==== GIVEN INFORMATION

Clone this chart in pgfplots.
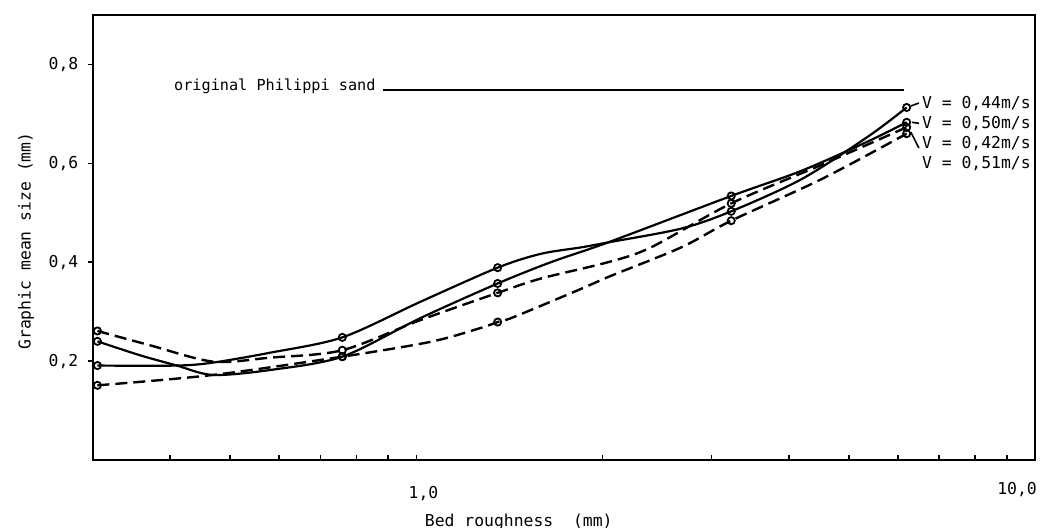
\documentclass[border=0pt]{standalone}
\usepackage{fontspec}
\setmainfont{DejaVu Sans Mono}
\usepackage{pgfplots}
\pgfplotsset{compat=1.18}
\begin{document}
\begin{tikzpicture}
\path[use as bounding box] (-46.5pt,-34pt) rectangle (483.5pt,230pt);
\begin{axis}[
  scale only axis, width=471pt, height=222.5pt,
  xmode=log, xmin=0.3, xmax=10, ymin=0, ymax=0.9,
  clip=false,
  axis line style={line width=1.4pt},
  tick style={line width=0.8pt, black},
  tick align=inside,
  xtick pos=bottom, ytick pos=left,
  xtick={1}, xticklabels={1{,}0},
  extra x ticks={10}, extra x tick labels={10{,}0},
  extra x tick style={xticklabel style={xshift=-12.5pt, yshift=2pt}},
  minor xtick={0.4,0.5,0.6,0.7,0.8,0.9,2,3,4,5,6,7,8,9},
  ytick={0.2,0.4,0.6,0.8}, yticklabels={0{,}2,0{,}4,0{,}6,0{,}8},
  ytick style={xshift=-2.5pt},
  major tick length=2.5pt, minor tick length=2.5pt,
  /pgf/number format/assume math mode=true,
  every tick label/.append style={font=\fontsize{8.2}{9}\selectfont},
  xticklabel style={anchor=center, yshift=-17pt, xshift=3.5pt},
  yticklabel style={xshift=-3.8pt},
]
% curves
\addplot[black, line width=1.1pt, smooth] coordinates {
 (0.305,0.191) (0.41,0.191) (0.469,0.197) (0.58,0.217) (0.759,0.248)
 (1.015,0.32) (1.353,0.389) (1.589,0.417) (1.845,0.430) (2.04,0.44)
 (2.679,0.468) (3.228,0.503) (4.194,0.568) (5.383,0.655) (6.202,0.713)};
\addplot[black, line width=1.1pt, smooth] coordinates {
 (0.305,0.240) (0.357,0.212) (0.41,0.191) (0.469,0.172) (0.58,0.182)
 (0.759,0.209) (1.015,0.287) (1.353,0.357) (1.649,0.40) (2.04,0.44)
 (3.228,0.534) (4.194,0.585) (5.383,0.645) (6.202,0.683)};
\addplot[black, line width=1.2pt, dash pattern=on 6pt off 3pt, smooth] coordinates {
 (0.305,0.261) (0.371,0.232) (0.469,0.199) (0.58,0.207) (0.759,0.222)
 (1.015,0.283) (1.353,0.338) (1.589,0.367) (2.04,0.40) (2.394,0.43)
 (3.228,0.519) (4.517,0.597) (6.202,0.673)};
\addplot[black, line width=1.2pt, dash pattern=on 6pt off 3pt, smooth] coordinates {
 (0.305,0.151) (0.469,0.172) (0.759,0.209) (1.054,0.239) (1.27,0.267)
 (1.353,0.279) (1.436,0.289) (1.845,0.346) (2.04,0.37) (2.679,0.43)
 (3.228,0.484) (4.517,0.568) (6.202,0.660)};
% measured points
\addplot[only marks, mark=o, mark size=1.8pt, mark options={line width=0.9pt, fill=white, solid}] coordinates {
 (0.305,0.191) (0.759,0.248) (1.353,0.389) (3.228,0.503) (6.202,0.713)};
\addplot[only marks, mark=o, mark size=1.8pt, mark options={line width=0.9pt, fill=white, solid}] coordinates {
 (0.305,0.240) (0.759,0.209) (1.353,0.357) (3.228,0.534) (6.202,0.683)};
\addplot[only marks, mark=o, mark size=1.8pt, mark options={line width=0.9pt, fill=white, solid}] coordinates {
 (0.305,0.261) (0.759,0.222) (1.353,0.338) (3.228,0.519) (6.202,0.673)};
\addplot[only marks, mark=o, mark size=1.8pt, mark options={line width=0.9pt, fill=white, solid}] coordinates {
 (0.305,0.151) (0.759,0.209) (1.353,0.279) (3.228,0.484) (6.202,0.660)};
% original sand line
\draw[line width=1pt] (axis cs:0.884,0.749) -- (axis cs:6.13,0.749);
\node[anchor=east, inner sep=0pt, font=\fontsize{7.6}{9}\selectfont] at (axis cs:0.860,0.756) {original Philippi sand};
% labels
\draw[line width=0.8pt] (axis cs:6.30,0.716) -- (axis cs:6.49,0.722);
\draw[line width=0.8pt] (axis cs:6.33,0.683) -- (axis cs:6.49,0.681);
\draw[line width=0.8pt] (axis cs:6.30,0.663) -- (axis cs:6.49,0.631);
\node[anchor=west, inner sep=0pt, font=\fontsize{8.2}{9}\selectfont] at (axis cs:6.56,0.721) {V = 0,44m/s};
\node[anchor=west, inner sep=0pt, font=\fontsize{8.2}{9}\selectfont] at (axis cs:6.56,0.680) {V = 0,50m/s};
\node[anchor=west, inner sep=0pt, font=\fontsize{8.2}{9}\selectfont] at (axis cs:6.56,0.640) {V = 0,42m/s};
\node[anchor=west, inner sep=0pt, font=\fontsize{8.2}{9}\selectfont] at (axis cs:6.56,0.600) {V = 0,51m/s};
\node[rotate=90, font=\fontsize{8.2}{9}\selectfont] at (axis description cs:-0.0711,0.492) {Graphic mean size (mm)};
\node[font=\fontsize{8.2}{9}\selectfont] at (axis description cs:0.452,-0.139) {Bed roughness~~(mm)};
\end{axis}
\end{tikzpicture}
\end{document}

========

# WORK TO COMPLETE:
Return each line exactly as written. Any picture gets left out.

# RESPONSE TO THE EXERCISE:
Clone this chart in pgfplots.
\documentclass[border=0pt]{standalone}
\usepackage{fontspec}
\setmainfont{DejaVu Sans Mono}
\usepackage{pgfplots}
\pgfplotsset{compat=1.18}
\begin{document}
\begin{tikzpicture}
\path[use as bounding box] (-46.5pt,-34pt) rectangle (483.5pt,230pt);
\begin{axis}[
  scale only axis, width=471pt, height=222.5pt,
  xmode=log, xmin=0.3, xmax=10, ymin=0, ymax=0.9,
  clip=false,
  axis line style={line width=1.4pt},
  tick style={line width=0.8pt, black},
  tick align=inside,
  xtick pos=bottom, ytick pos=left,
  xtick={1}, xticklabels={1{,}0},
  extra x ticks={10}, extra x tick labels={10{,}0},
  extra x tick style={xticklabel style={xshift=-12.5pt, yshift=2pt}},
  minor xtick={0.4,0.5,0.6,0.7,0.8,0.9,2,3,4,5,6,7,8,9},
  ytick={0.2,0.4,0.6,0.8}, yticklabels={0{,}2,0{,}4,0{,}6,0{,}8},
  ytick style={xshift=-2.5pt},
  major tick length=2.5pt, minor tick length=2.5pt,
  /pgf/number format/assume math mode=true,
  every tick label/.append style={font=\fontsize{8.2}{9}\selectfont},
  xticklabel style={anchor=center, yshift=-17pt, xshift=3.5pt},
  yticklabel style={xshift=-3.8pt},
]
% curves
\addplot[black, line width=1.1pt, smooth] coordinates {
 (0.305,0.191) (0.41,0.191) (0.469,0.197) (0.58,0.217) (0.759,0.248)
 (1.015,0.32) (1.353,0.389) (1.589,0.417) (1.845,0.430) (2.04,0.44)
 (2.679,0.468) (3.228,0.503) (4.194,0.568) (5.383,0.655) (6.202,0.713)};
\addplot[black, line width=1.1pt, smooth] coordinates {
 (0.305,0.240) (0.357,0.212) (0.41,0.191) (0.469,0.172) (0.58,0.182)
 (0.759,0.209) (1.015,0.287) (1.353,0.357) (1.649,0.40) (2.04,0.44)
 (3.228,0.534) (4.194,0.585) (5.383,0.645) (6.202,0.683)};
\addplot[black, line width=1.2pt, dash pattern=on 6pt off 3pt, smooth] coordinates {
 (0.305,0.261) (0.371,0.232) (0.469,0.199) (0.58,0.207) (0.759,0.222)
 (1.015,0.283) (1.353,0.338) (1.589,0.367) (2.04,0.40) (2.394,0.43)
 (3.228,0.519) (4.517,0.597) (6.202,0.673)};
\addplot[black, line width=1.2pt, dash pattern=on 6pt off 3pt, smooth] coordinates {
 (0.305,0.151) (0.469,0.172) (0.759,0.209) (1.054,0.239) (1.27,0.267)
 (1.353,0.279) (1.436,0.289) (1.845,0.346) (2.04,0.37) (2.679,0.43)
 (3.228,0.484) (4.517,0.568) (6.202,0.660)};
% measured points
\addplot[only marks, mark=o, mark size=1.8pt, mark options={line width=0.9pt, fill=white, solid}] coordinates {
 (0.305,0.191) (0.759,0.248) (1.353,0.389) (3.228,0.503) (6.202,0.713)};
\addplot[only marks, mark=o, mark size=1.8pt, mark options={line width=0.9pt, fill=white, solid}] coordinates {
 (0.305,0.240) (0.759,0.209) (1.353,0.357) (3.228,0.534) (6.202,0.683)};
\addplot[only marks, mark=o, mark size=1.8pt, mark options={line width=0.9pt, fill=white, solid}] coordinates {
 (0.305,0.261) (0.759,0.222) (1.353,0.338) (3.228,0.519) (6.202,0.673)};
\addplot[only marks, mark=o, mark size=1.8pt, mark options={line width=0.9pt, fill=white, solid}] coordinates {
 (0.305,0.151) (0.759,0.209) (1.353,0.279) (3.228,0.484) (6.202,0.660)};
% original sand line
\draw[line width=1pt] (axis cs:0.884,0.749) -- (axis cs:6.13,0.749);
\node[anchor=east, inner sep=0pt, font=\fontsize{7.6}{9}\selectfont] at (axis cs:0.860,0.756) {original Philippi sand};
% labels
\draw[line width=0.8pt] (axis cs:6.30,0.716) -- (axis cs:6.49,0.722);
\draw[line width=0.8pt] (axis cs:6.33,0.683) -- (axis cs:6.49,0.681);
\draw[line width=0.8pt] (axis cs:6.30,0.663) -- (axis cs:6.49,0.631);
\node[anchor=west, inner sep=0pt, font=\fontsize{8.2}{9}\selectfont] at (axis cs:6.56,0.721) {V = 0,44m/s};
\node[anchor=west, inner sep=0pt, font=\fontsize{8.2}{9}\selectfont] at (axis cs:6.56,0.680) {V = 0,50m/s};
\node[anchor=west, inner sep=0pt, font=\fontsize{8.2}{9}\selectfont] at (axis cs:6.56,0.640) {V = 0,42m/s};
\node[anchor=west, inner sep=0pt, font=\fontsize{8.2}{9}\selectfont] at (axis cs:6.56,0.600) {V = 0,51m/s};
\node[rotate=90, font=\fontsize{8.2}{9}\selectfont] at (axis description cs:-0.0711,0.492) {Graphic mean size (mm)};
\node[font=\fontsize{8.2}{9}\selectfont] at (axis description cs:0.452,-0.139) {Bed roughness~~(mm)};
\end{axis}
\end{tikzpicture}
\end{document}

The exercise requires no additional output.